= Working data =
____________________

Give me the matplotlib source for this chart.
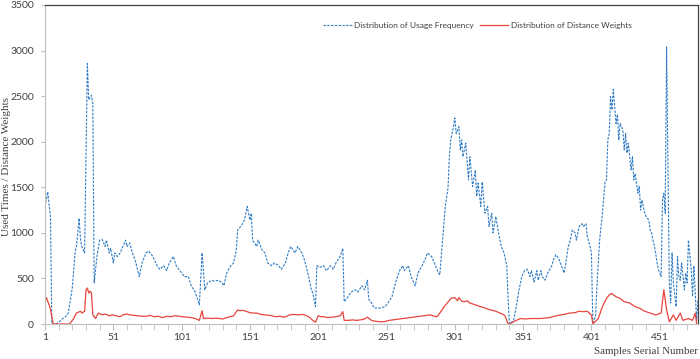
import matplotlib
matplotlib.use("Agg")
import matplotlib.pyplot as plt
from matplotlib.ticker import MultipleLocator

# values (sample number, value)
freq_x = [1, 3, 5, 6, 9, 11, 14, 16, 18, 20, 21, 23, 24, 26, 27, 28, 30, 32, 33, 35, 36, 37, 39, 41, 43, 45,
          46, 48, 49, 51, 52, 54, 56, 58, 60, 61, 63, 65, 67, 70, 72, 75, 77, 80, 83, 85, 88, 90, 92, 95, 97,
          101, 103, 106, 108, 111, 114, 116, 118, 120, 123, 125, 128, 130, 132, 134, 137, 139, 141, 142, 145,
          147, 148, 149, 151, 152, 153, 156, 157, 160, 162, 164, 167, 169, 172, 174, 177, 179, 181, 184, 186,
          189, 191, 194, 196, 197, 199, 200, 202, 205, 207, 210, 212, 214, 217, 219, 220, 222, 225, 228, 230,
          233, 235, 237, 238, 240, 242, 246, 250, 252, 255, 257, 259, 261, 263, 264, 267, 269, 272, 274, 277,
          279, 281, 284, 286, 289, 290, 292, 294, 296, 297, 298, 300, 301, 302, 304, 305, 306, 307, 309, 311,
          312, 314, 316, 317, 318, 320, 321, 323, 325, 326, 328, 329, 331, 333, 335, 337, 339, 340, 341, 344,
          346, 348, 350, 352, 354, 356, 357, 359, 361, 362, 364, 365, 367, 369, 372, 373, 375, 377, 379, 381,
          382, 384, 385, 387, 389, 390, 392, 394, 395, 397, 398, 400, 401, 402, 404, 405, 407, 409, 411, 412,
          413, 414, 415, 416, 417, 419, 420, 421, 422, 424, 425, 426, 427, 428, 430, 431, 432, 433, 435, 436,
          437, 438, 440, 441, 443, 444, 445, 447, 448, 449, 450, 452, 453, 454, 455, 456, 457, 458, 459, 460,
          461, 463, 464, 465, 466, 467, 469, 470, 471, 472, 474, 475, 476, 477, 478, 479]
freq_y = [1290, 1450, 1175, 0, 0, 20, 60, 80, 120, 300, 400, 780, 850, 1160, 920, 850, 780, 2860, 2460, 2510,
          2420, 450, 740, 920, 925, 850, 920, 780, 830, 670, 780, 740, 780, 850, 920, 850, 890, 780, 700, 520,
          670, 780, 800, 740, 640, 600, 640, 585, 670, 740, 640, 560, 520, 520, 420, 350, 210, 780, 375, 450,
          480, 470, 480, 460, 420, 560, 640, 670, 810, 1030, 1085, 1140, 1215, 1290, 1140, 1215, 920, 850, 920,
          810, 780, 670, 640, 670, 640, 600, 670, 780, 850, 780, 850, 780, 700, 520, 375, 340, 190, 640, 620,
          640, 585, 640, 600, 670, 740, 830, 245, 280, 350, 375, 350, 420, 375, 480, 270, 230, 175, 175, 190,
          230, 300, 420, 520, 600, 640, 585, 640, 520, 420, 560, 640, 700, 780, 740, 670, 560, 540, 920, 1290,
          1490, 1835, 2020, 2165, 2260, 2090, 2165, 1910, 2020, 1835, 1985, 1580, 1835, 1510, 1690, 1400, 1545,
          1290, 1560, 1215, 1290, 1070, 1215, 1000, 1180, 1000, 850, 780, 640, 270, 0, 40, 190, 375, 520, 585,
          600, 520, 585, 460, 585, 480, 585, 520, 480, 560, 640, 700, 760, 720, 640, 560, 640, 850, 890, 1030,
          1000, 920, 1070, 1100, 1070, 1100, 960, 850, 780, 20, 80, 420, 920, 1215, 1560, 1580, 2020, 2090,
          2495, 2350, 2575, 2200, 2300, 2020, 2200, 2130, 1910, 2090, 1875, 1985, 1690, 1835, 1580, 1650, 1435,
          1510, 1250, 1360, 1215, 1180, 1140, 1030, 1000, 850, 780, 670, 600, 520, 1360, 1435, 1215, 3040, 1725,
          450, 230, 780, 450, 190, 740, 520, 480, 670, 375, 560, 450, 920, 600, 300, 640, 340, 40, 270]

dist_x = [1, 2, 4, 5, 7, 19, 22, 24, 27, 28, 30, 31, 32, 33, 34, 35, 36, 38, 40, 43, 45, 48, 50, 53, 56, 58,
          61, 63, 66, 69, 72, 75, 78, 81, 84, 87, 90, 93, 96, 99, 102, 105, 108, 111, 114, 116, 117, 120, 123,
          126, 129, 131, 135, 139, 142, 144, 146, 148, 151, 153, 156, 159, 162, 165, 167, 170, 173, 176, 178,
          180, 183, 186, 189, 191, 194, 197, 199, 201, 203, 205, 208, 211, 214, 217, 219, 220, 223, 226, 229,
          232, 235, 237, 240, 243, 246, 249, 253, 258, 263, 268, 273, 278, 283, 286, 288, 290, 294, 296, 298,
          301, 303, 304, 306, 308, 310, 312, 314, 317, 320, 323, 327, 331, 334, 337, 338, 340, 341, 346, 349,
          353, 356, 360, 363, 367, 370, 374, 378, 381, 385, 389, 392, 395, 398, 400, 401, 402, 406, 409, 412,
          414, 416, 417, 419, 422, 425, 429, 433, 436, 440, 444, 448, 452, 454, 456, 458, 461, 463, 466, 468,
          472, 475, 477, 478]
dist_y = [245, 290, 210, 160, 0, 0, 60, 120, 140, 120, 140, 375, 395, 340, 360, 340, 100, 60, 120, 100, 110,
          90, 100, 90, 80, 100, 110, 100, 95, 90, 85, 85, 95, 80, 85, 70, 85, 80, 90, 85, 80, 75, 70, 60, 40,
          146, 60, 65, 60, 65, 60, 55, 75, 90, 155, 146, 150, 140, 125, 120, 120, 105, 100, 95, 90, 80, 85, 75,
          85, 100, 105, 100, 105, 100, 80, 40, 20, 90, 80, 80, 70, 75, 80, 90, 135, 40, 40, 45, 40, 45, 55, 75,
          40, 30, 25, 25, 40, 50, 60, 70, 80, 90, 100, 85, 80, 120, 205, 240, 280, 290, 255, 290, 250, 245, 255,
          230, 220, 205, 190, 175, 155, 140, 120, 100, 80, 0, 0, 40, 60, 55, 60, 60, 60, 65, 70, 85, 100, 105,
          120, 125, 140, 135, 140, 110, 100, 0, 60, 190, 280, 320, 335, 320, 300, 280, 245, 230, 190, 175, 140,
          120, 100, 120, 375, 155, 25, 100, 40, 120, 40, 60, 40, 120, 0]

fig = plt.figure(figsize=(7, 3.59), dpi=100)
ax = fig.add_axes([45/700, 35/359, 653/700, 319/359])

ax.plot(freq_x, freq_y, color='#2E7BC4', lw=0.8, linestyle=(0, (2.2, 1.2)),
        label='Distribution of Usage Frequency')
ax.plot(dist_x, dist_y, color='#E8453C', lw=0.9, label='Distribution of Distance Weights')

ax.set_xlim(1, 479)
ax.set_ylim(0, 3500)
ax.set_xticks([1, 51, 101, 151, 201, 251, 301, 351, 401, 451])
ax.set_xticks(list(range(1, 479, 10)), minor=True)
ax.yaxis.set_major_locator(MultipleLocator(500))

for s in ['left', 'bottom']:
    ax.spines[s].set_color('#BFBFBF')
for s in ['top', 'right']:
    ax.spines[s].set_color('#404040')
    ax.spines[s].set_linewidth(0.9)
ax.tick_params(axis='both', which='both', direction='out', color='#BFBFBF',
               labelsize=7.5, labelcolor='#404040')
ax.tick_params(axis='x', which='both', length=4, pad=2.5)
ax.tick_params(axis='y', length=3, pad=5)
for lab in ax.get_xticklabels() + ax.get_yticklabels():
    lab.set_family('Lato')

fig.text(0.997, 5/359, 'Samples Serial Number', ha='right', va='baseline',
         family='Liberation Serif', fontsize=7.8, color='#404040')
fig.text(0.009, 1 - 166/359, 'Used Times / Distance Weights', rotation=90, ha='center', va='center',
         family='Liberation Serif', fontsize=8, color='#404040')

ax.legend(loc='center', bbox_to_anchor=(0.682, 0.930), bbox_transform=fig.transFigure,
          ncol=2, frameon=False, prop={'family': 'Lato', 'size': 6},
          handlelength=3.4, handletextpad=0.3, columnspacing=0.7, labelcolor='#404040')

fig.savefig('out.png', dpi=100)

____________________

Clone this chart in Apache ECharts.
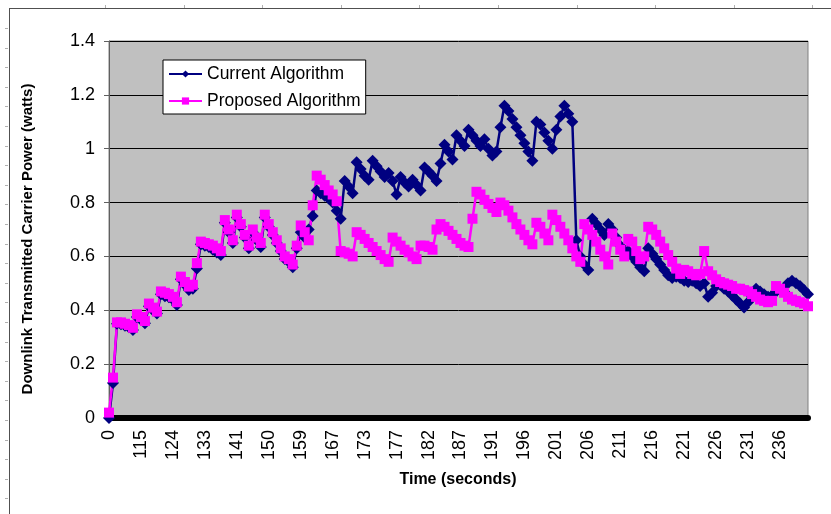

____________________

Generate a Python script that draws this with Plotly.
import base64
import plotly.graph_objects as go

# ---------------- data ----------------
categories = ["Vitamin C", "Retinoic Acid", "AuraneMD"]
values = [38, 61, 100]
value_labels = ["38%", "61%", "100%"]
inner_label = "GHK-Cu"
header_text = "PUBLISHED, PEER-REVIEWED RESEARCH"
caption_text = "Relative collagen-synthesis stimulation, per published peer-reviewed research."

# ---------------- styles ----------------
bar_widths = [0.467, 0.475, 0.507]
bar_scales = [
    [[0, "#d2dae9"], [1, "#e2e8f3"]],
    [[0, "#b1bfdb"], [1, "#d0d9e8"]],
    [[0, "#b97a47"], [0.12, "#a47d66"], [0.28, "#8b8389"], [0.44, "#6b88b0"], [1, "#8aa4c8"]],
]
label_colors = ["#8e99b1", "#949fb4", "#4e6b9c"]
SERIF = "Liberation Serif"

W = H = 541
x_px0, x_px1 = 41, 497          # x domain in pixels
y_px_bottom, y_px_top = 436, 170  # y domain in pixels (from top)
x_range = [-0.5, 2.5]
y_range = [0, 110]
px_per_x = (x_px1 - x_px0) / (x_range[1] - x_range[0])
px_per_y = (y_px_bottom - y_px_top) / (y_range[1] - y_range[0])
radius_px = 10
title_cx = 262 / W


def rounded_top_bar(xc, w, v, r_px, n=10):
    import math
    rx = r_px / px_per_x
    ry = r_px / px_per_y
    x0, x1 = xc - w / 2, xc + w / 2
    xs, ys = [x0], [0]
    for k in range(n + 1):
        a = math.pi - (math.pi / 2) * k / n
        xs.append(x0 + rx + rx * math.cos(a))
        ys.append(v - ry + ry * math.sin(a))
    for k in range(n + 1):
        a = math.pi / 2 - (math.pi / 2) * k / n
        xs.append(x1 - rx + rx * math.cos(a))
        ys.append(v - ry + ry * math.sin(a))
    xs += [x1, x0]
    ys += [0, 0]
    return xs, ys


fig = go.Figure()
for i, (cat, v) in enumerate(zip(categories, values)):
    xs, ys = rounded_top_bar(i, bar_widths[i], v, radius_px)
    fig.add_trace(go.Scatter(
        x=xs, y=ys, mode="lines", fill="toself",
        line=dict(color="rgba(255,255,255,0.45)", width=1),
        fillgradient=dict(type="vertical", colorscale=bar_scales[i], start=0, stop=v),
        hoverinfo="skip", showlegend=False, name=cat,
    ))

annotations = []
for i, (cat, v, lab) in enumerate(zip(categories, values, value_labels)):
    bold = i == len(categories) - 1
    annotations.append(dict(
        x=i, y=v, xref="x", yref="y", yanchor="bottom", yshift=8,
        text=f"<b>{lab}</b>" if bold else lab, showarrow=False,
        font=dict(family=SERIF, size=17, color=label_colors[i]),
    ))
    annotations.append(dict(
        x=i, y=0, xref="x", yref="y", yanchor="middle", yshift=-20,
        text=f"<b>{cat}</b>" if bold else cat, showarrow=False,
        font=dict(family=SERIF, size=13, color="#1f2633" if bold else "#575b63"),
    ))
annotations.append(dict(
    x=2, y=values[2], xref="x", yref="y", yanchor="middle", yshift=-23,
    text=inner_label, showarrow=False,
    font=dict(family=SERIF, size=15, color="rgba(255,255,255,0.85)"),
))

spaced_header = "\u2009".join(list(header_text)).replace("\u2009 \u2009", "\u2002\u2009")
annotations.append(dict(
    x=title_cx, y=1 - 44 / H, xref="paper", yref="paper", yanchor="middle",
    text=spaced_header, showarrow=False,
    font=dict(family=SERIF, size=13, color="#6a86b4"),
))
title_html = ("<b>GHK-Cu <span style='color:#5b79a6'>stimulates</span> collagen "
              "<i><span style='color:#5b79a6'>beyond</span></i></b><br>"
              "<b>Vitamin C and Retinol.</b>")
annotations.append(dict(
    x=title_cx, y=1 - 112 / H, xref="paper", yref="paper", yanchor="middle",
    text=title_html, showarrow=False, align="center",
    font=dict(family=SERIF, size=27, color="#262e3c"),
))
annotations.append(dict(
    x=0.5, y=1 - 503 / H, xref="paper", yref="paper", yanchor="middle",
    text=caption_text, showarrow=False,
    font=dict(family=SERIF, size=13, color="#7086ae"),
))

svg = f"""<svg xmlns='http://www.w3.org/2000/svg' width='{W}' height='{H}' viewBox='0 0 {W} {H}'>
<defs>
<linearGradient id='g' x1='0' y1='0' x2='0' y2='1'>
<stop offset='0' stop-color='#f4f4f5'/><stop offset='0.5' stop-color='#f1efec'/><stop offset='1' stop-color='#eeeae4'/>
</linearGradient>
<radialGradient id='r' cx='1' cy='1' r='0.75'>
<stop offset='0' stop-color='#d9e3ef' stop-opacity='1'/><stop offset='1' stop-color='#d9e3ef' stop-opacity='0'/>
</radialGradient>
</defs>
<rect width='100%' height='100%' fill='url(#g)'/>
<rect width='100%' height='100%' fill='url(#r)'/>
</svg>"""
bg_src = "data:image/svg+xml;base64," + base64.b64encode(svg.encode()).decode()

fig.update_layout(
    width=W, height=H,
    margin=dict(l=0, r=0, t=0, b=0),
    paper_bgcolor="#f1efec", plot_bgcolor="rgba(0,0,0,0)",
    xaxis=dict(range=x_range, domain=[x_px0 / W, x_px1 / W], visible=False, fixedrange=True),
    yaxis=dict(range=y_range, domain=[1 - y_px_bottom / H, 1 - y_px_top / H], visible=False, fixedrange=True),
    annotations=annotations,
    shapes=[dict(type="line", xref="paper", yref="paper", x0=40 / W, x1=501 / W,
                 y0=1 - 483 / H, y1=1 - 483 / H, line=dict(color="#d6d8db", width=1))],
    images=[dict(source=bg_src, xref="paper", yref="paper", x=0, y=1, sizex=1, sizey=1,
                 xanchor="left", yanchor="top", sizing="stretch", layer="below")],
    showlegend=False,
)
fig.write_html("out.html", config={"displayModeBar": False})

____________________

= Stated goal =
Give back only the lines from the one holding "Give me the matplotlib source for this chart." through the one holding "from matplotlib.ticker import MultipleLocator", both kept, exactly as written. Omit the images.

= Correct result =
Give me the matplotlib source for this chart.
import matplotlib
matplotlib.use("Agg")
import matplotlib.pyplot as plt
from matplotlib.ticker import MultipleLocator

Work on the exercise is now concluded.